## Plotting code records
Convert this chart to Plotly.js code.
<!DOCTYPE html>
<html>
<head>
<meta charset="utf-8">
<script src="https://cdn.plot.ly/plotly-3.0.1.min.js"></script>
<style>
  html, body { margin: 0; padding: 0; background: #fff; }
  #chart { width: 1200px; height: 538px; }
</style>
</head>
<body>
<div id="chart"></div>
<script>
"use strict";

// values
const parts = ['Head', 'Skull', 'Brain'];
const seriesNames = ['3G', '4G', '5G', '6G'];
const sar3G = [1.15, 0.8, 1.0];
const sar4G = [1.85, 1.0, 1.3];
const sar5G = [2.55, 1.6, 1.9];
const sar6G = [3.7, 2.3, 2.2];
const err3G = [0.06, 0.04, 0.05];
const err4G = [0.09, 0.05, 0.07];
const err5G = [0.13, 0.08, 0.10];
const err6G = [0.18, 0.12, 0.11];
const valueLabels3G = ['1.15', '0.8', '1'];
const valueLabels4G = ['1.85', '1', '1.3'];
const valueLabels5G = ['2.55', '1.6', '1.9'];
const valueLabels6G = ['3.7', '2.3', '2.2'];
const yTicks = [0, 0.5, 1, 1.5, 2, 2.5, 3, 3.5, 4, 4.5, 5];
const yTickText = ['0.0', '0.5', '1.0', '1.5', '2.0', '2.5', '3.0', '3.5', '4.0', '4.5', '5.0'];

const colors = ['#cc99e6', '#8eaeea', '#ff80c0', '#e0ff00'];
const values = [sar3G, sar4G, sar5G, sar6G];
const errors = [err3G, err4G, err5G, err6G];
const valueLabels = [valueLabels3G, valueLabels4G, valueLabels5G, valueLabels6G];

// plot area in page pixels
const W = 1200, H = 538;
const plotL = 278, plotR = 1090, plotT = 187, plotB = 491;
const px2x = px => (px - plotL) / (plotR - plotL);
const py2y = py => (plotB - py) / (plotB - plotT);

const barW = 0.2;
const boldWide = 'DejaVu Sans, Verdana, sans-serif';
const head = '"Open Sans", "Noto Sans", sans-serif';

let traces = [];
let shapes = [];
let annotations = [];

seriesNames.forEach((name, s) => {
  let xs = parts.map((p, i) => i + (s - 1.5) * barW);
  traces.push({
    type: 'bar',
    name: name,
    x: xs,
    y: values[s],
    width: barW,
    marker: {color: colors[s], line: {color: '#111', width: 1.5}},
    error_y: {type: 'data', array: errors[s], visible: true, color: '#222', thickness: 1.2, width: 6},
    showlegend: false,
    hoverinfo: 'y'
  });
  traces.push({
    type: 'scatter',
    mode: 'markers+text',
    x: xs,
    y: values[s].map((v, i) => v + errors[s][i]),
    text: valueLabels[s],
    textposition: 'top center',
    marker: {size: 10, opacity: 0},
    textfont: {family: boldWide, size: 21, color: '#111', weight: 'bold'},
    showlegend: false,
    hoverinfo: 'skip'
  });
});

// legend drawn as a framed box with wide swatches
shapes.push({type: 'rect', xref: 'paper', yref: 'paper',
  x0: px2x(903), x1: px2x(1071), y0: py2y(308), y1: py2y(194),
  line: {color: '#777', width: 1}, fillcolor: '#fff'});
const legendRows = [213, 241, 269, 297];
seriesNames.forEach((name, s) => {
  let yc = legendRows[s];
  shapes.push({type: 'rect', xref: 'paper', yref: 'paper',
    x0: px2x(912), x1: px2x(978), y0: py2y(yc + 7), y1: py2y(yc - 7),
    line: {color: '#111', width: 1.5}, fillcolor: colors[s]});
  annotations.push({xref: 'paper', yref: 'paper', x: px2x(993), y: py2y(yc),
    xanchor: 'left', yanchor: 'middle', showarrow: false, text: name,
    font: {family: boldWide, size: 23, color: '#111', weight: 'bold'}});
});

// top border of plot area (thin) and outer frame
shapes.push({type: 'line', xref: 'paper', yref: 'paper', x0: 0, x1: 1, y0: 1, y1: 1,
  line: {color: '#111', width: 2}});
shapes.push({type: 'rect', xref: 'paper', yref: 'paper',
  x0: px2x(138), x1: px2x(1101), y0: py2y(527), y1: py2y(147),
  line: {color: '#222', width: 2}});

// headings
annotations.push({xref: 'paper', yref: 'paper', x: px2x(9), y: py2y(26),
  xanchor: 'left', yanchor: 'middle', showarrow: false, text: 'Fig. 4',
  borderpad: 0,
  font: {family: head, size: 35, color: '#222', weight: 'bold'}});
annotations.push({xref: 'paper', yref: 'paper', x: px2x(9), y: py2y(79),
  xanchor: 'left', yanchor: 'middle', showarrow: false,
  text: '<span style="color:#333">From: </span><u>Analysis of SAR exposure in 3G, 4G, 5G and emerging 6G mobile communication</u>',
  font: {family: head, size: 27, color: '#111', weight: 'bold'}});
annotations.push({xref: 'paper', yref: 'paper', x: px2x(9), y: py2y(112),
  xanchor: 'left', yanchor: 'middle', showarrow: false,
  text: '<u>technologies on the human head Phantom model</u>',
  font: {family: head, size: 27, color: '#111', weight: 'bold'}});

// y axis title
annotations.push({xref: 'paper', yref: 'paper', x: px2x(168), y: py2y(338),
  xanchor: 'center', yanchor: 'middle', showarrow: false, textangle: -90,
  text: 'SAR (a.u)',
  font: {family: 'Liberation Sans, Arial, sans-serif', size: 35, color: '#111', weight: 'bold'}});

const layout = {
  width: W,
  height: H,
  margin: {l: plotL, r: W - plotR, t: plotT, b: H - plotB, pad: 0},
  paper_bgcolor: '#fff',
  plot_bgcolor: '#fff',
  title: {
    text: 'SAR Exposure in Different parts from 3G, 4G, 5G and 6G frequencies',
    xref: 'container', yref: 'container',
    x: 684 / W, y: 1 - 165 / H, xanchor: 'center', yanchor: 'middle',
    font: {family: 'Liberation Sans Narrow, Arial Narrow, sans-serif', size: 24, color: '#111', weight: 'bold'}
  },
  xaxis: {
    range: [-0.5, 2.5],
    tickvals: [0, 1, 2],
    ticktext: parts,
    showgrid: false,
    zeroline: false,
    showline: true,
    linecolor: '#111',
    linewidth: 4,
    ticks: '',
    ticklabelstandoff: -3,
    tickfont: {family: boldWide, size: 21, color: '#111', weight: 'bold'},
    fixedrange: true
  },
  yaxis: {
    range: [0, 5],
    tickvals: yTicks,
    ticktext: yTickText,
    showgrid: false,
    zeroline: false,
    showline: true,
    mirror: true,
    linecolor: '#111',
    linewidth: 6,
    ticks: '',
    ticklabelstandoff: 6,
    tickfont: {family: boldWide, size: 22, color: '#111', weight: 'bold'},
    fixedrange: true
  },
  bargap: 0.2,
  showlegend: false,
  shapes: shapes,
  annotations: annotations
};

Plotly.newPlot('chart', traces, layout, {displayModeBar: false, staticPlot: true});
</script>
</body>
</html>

* * *

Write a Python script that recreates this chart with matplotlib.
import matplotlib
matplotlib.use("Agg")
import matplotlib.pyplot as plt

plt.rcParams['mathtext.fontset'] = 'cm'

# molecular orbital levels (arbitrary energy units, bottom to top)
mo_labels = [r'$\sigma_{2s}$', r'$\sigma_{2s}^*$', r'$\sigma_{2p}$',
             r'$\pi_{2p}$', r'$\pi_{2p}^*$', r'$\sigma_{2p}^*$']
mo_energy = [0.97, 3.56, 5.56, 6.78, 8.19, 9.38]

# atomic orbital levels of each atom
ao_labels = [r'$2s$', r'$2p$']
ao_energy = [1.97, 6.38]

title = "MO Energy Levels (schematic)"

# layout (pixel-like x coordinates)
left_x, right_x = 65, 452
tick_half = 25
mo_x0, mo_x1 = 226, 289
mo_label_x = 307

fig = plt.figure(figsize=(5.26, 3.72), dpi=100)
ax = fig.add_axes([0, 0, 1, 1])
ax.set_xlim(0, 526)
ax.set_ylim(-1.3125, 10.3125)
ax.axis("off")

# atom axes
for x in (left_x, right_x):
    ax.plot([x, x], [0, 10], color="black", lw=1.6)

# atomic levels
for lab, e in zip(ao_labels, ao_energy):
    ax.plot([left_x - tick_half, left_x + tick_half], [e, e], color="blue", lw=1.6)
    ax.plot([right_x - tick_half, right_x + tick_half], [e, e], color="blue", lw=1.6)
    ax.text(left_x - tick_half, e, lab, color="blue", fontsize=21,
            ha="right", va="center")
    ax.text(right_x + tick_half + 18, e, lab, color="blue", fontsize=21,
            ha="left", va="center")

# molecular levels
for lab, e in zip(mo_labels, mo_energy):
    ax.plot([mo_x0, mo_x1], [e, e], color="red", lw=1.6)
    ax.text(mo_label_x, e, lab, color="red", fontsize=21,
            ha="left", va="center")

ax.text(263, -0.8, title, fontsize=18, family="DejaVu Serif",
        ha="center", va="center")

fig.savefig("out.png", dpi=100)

## Description of the task
Extract the span of lines that starts with the line containing "Write a Python" and ends with the line containing "plt.rcParams['mathtext.fontset'] = 'cm'". Keep it exact and add nothing.

## Correct answer
Write a Python script that recreates this chart with matplotlib.
import matplotlib
matplotlib.use("Agg")
import matplotlib.pyplot as plt

plt.rcParams['mathtext.fontset'] = 'cm'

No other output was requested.